MATERIAL PROVIDED –

--- begin ---

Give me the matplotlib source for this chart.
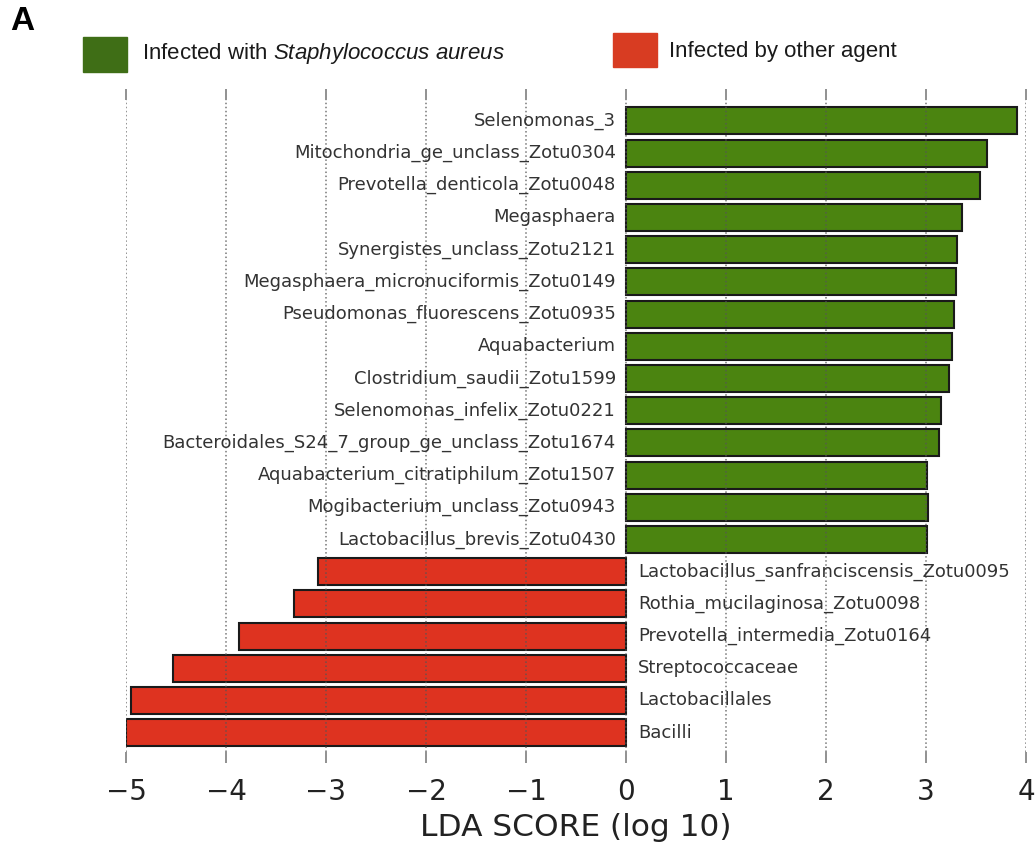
import matplotlib.pyplot as plt
from matplotlib.patches import Rectangle

plt.rcParams['mathtext.fontset'] = 'custom'
plt.rcParams['mathtext.rm'] = 'Liberation Sans'
plt.rcParams['mathtext.it'] = 'Liberation Sans:italic'

# features, top to bottom
green_names = ["Selenomonas_3", "Mitochondria_ge_unclass_Zotu0304",
               "Prevotella_denticola_Zotu0048", "Megasphaera",
               "Synergistes_unclass_Zotu2121", "Megasphaera_micronuciformis_Zotu0149",
               "Pseudomonas_fluorescens_Zotu0935", "Aquabacterium",
               "Clostridium_saudii_Zotu1599", "Selenomonas_infelix_Zotu0221",
               "Bacteroidales_S24_7_group_ge_unclass_Zotu1674",
               "Aquabacterium_citratiphilum_Zotu1507",
               "Mogibacterium_unclass_Zotu0943", "Lactobacillus_brevis_Zotu0430"]
green_lda = [3.91, 3.61, 3.54, 3.36, 3.31, 3.30, 3.28, 3.26, 3.23, 3.15,
             3.13, 3.01, 3.02, 3.01]

red_names = ["Lactobacillus_sanfranciscensis_Zotu0095",
             "Rothia_mucilaginosa_Zotu0098", "Prevotella_intermedia_Zotu0164",
             "Streptococcaceae", "Lactobacillales", "Bacilli"]
red_lda = [-3.08, -3.32, -3.87, -4.53, -4.95, -5.0]

legend_labels = ["Infected with $\\it{Staphylococcus\\ aureus}$",
                 "Infected by other agent"]

green = "#4b8410"
red = "#de3320"
green_leg = "#3f6e16"
red_leg = "#d83c22"

names = green_names + red_names
vals = green_lda + red_lda
cols = [green] * len(green_names) + [red] * len(red_names)
n = len(names)
ypos = [n - 1 - i for i in range(n)]

fig = plt.figure(figsize=(10.35, 8.5), dpi=100)
ax = fig.add_axes([0.1217, 0.1153, 0.8696, 0.7671])

ax.barh(ypos, vals, height=0.84, color=cols, edgecolor="#1a1a1a",
        linewidth=1.5, zorder=1)

for y, v, name in zip(ypos, vals, names):
    if v > 0:
        ax.text(-0.1, y, name, ha="right", va="center", fontsize=13,
                color="#333333", zorder=3)
    else:
        ax.text(0.12, y, name, ha="left", va="center", fontsize=13,
                color="#333333", zorder=3)

ax.set_xlim(-5.0, 4.0)
ax.set_ylim(-0.6, n - 1 + 0.65)
ax.set_xticks(range(-5, 5))
ax.set_yticks([])
ax.grid(axis="x", linestyle=":", color="#555555", linewidth=1.1, alpha=0.8,
        zorder=2)
ax.set_axisbelow(False)
for s in ax.spines.values():
    s.set_visible(False)
ax.tick_params(axis="x", which="both", top=True, bottom=True, direction="out",
               length=8, width=1.3, color="#888888", labelsize=20,
               labelcolor="#222222", pad=11)
ax.set_xlabel("LDA SCORE (log 10)", fontsize=22.5, color="#222222", labelpad=5)

# legend boxes along the top
fig.add_artist(Rectangle((83 / 1035, 1 - 72 / 850), 44 / 1035, 35 / 850,
                         transform=fig.transFigure, color=green_leg))
fig.add_artist(Rectangle((613 / 1035, 1 - 67 / 850), 44 / 1035, 34 / 850,
                         transform=fig.transFigure, color=red_leg))
fig.text(142 / 1035, 1 - 54 / 850, legend_labels[0], fontsize=16,
         family="Liberation Sans", va="center", ha="left", color="#1a1a1a")
fig.text(669 / 1035, 1 - 52 / 850, legend_labels[1], fontsize=16,
         family="Liberation Sans", va="center", ha="left", color="#1a1a1a")
fig.text(10 / 1035, 1 - 22 / 850, "A", fontsize=24, fontweight="bold",
         family="Liberation Sans", va="center", ha="left", color="black")

fig.savefig("out.png", dpi=100)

--- end ---

AIM –
All the lines above are to be reproduced exactly, except the pictures.

TASK SOLUTION –
Give me the matplotlib source for this chart.
import matplotlib.pyplot as plt
from matplotlib.patches import Rectangle

plt.rcParams['mathtext.fontset'] = 'custom'
plt.rcParams['mathtext.rm'] = 'Liberation Sans'
plt.rcParams['mathtext.it'] = 'Liberation Sans:italic'

# features, top to bottom
green_names = ["Selenomonas_3", "Mitochondria_ge_unclass_Zotu0304",
               "Prevotella_denticola_Zotu0048", "Megasphaera",
               "Synergistes_unclass_Zotu2121", "Megasphaera_micronuciformis_Zotu0149",
               "Pseudomonas_fluorescens_Zotu0935", "Aquabacterium",
               "Clostridium_saudii_Zotu1599", "Selenomonas_infelix_Zotu0221",
               "Bacteroidales_S24_7_group_ge_unclass_Zotu1674",
               "Aquabacterium_citratiphilum_Zotu1507",
               "Mogibacterium_unclass_Zotu0943", "Lactobacillus_brevis_Zotu0430"]
green_lda = [3.91, 3.61, 3.54, 3.36, 3.31, 3.30, 3.28, 3.26, 3.23, 3.15,
             3.13, 3.01, 3.02, 3.01]

red_names = ["Lactobacillus_sanfranciscensis_Zotu0095",
             "Rothia_mucilaginosa_Zotu0098", "Prevotella_intermedia_Zotu0164",
             "Streptococcaceae", "Lactobacillales", "Bacilli"]
red_lda = [-3.08, -3.32, -3.87, -4.53, -4.95, -5.0]

legend_labels = ["Infected with $\\it{Staphylococcus\\ aureus}$",
                 "Infected by other agent"]

green = "#4b8410"
red = "#de3320"
green_leg = "#3f6e16"
red_leg = "#d83c22"

names = green_names + red_names
vals = green_lda + red_lda
cols = [green] * len(green_names) + [red] * len(red_names)
n = len(names)
ypos = [n - 1 - i for i in range(n)]

fig = plt.figure(figsize=(10.35, 8.5), dpi=100)
ax = fig.add_axes([0.1217, 0.1153, 0.8696, 0.7671])

ax.barh(ypos, vals, height=0.84, color=cols, edgecolor="#1a1a1a",
        linewidth=1.5, zorder=1)

for y, v, name in zip(ypos, vals, names):
    if v > 0:
        ax.text(-0.1, y, name, ha="right", va="center", fontsize=13,
                color="#333333", zorder=3)
    else:
        ax.text(0.12, y, name, ha="left", va="center", fontsize=13,
                color="#333333", zorder=3)

ax.set_xlim(-5.0, 4.0)
ax.set_ylim(-0.6, n - 1 + 0.65)
ax.set_xticks(range(-5, 5))
ax.set_yticks([])
ax.grid(axis="x", linestyle=":", color="#555555", linewidth=1.1, alpha=0.8,
        zorder=2)
ax.set_axisbelow(False)
for s in ax.spines.values():
    s.set_visible(False)
ax.tick_params(axis="x", which="both", top=True, bottom=True, direction="out",
               length=8, width=1.3, color="#888888", labelsize=20,
               labelcolor="#222222", pad=11)
ax.set_xlabel("LDA SCORE (log 10)", fontsize=22.5, color="#222222", labelpad=5)

# legend boxes along the top
fig.add_artist(Rectangle((83 / 1035, 1 - 72 / 850), 44 / 1035, 35 / 850,
                         transform=fig.transFigure, color=green_leg))
fig.add_artist(Rectangle((613 / 1035, 1 - 67 / 850), 44 / 1035, 34 / 850,
                         transform=fig.transFigure, color=red_leg))
fig.text(142 / 1035, 1 - 54 / 850, legend_labels[0], fontsize=16,
         family="Liberation Sans", va="center", ha="left", color="#1a1a1a")
fig.text(669 / 1035, 1 - 52 / 850, legend_labels[1], fontsize=16,
         family="Liberation Sans", va="center", ha="left", color="#1a1a1a")
fig.text(10 / 1035, 1 - 22 / 850, "A", fontsize=24, fontweight="bold",
         family="Liberation Sans", va="center", ha="left", color="black")

fig.savefig("out.png", dpi=100)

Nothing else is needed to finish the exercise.